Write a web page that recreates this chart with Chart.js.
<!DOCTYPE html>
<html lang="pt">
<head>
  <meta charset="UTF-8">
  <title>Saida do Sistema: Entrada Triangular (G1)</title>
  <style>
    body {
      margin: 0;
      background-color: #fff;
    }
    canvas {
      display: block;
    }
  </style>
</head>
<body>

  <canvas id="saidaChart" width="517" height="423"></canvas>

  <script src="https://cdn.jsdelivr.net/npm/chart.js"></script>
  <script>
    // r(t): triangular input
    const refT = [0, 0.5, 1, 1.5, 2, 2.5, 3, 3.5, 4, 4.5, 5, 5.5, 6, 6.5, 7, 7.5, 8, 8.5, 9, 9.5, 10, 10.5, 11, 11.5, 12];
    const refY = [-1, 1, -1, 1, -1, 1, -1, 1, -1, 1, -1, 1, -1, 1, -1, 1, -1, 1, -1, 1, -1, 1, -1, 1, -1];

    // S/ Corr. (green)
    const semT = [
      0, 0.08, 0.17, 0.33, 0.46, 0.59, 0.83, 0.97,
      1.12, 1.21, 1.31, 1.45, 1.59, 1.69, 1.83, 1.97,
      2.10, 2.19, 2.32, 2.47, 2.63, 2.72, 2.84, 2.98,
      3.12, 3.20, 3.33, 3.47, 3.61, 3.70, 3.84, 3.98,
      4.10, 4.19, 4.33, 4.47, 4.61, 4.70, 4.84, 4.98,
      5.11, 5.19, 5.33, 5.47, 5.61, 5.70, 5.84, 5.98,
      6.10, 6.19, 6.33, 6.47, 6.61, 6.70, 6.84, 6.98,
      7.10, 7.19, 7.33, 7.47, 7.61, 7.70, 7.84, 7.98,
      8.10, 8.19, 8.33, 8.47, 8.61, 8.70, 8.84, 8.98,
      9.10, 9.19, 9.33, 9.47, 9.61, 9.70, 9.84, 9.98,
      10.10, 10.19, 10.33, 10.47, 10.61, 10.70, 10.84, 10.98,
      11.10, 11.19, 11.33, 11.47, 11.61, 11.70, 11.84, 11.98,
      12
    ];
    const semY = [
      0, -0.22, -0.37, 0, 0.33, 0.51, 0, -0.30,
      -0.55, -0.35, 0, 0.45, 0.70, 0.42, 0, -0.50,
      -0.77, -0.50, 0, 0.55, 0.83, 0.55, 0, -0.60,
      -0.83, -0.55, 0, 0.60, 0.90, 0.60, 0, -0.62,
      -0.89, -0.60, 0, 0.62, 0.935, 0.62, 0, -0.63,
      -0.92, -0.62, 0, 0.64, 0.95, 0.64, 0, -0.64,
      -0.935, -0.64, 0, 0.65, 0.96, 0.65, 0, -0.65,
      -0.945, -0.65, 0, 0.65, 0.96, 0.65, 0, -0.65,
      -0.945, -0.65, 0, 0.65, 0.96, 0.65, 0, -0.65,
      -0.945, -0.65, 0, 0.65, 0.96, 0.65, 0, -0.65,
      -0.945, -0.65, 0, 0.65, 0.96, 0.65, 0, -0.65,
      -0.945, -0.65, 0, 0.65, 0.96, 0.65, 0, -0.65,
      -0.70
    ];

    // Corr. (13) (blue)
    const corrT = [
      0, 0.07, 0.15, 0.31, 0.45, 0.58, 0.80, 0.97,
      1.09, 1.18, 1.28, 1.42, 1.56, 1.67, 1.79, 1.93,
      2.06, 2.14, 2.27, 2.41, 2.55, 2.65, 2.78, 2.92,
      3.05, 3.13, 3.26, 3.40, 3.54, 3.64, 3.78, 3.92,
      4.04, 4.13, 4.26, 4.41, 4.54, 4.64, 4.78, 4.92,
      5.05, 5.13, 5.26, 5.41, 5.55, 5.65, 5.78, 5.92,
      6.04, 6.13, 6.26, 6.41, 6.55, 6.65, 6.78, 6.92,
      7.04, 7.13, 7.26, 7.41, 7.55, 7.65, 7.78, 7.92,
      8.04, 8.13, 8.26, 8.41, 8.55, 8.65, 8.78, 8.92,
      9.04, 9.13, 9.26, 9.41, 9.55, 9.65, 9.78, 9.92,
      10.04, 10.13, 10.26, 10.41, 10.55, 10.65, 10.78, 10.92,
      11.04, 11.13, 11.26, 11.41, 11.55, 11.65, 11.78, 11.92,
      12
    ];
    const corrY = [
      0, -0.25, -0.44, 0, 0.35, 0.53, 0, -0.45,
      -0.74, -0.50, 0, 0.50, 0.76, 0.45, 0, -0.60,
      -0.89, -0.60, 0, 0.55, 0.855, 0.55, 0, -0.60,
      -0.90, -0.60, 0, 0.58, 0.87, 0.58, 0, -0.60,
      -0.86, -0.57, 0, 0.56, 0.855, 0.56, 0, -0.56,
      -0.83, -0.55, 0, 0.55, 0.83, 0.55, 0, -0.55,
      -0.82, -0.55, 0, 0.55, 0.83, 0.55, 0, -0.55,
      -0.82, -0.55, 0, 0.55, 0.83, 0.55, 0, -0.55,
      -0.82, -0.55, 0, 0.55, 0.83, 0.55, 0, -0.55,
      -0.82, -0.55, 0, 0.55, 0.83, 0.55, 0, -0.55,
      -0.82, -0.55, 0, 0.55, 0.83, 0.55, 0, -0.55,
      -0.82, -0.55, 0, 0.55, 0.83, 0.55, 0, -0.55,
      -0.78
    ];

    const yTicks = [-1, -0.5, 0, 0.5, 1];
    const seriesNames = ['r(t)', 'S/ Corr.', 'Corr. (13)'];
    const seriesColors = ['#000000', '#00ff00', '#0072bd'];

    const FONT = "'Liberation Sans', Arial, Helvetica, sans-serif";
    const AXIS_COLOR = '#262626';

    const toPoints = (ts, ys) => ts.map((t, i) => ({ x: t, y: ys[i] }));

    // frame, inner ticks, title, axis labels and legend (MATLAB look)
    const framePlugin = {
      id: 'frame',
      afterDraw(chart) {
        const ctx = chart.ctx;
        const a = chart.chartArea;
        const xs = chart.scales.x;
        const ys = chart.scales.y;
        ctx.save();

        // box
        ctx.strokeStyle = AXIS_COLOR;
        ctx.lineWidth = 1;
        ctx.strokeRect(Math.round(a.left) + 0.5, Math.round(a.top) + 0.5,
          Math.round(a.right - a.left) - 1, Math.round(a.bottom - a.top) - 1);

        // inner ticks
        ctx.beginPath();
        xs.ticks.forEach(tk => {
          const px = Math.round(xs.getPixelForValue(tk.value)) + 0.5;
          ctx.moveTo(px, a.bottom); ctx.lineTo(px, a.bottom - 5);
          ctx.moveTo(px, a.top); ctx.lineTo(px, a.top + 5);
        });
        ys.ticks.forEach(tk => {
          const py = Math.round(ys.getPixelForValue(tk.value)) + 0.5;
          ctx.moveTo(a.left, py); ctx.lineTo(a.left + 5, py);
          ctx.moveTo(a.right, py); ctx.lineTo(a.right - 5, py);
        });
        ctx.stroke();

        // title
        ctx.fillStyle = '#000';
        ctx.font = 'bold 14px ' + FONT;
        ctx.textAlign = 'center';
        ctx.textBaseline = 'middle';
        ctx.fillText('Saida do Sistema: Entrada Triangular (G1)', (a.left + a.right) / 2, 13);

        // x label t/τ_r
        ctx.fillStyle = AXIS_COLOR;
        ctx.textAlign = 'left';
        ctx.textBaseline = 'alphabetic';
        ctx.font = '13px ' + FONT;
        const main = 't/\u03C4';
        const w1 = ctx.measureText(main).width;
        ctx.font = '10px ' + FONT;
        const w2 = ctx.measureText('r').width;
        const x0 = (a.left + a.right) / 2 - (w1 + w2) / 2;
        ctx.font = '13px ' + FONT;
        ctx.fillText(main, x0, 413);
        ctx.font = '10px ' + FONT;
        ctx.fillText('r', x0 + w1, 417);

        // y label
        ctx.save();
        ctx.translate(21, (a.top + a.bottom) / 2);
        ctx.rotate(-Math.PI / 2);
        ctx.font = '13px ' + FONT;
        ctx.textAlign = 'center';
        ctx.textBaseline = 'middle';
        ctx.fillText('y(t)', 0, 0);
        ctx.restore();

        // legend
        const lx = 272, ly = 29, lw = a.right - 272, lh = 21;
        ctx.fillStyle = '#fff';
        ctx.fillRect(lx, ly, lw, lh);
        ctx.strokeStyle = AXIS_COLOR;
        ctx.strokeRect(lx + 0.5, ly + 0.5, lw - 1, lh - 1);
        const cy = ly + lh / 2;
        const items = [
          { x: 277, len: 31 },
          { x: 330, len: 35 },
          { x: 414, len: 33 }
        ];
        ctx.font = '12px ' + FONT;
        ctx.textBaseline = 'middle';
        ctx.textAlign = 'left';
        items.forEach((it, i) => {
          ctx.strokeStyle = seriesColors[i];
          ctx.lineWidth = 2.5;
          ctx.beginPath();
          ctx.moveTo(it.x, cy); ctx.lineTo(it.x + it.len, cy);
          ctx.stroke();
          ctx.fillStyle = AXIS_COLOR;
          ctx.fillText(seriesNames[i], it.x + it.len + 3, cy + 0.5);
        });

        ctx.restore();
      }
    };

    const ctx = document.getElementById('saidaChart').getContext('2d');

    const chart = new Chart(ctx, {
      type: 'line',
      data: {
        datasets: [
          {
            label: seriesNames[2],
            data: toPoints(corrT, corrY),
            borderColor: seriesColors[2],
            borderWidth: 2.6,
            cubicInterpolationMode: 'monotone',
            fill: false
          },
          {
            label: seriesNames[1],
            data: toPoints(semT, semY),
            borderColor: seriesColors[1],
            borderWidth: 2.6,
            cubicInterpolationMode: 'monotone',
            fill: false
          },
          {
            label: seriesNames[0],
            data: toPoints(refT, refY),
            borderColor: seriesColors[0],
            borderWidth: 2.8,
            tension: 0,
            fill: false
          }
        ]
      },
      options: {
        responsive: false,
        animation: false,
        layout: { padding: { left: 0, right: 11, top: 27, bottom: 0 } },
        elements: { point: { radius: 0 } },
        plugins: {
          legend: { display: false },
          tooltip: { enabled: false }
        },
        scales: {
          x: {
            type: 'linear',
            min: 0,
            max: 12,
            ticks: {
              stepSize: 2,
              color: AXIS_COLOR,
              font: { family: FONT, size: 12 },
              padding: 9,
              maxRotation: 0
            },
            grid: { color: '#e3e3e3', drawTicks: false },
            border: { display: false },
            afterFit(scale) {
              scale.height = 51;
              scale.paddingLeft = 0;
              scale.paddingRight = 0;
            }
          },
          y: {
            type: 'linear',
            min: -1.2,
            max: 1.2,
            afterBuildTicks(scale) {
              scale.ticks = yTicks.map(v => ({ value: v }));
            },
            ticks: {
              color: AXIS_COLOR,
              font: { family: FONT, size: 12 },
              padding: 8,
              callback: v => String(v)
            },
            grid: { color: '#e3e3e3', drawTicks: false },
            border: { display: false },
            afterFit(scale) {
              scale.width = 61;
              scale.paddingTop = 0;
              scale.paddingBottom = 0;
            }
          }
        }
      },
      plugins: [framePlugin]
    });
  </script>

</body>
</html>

# # # # #

Problem:
Write out a verbatim copy of the data, beginning with its first line and ending with the line that contains "-1, 1, -1, 1, -1];".

Task solution:
Write a web page that recreates this chart with Chart.js.
<!DOCTYPE html>
<html lang="pt">
<head>
  <meta charset="UTF-8">
  <title>Saida do Sistema: Entrada Triangular (G1)</title>
  <style>
    body {
      margin: 0;
      background-color: #fff;
    }
    canvas {
      display: block;
    }
  </style>
</head>
<body>

  <canvas id="saidaChart" width="517" height="423"></canvas>

  <script src="https://cdn.jsdelivr.net/npm/chart.js"></script>
  <script>
    // r(t): triangular input
    const refT = [0, 0.5, 1, 1.5, 2, 2.5, 3, 3.5, 4, 4.5, 5, 5.5, 6, 6.5, 7, 7.5, 8, 8.5, 9, 9.5, 10, 10.5, 11, 11.5, 12];
    const refY = [-1, 1, -1, 1, -1, 1, -1, 1, -1, 1, -1, 1, -1, 1, -1, 1, -1, 1, -1, 1, -1, 1, -1, 1, -1];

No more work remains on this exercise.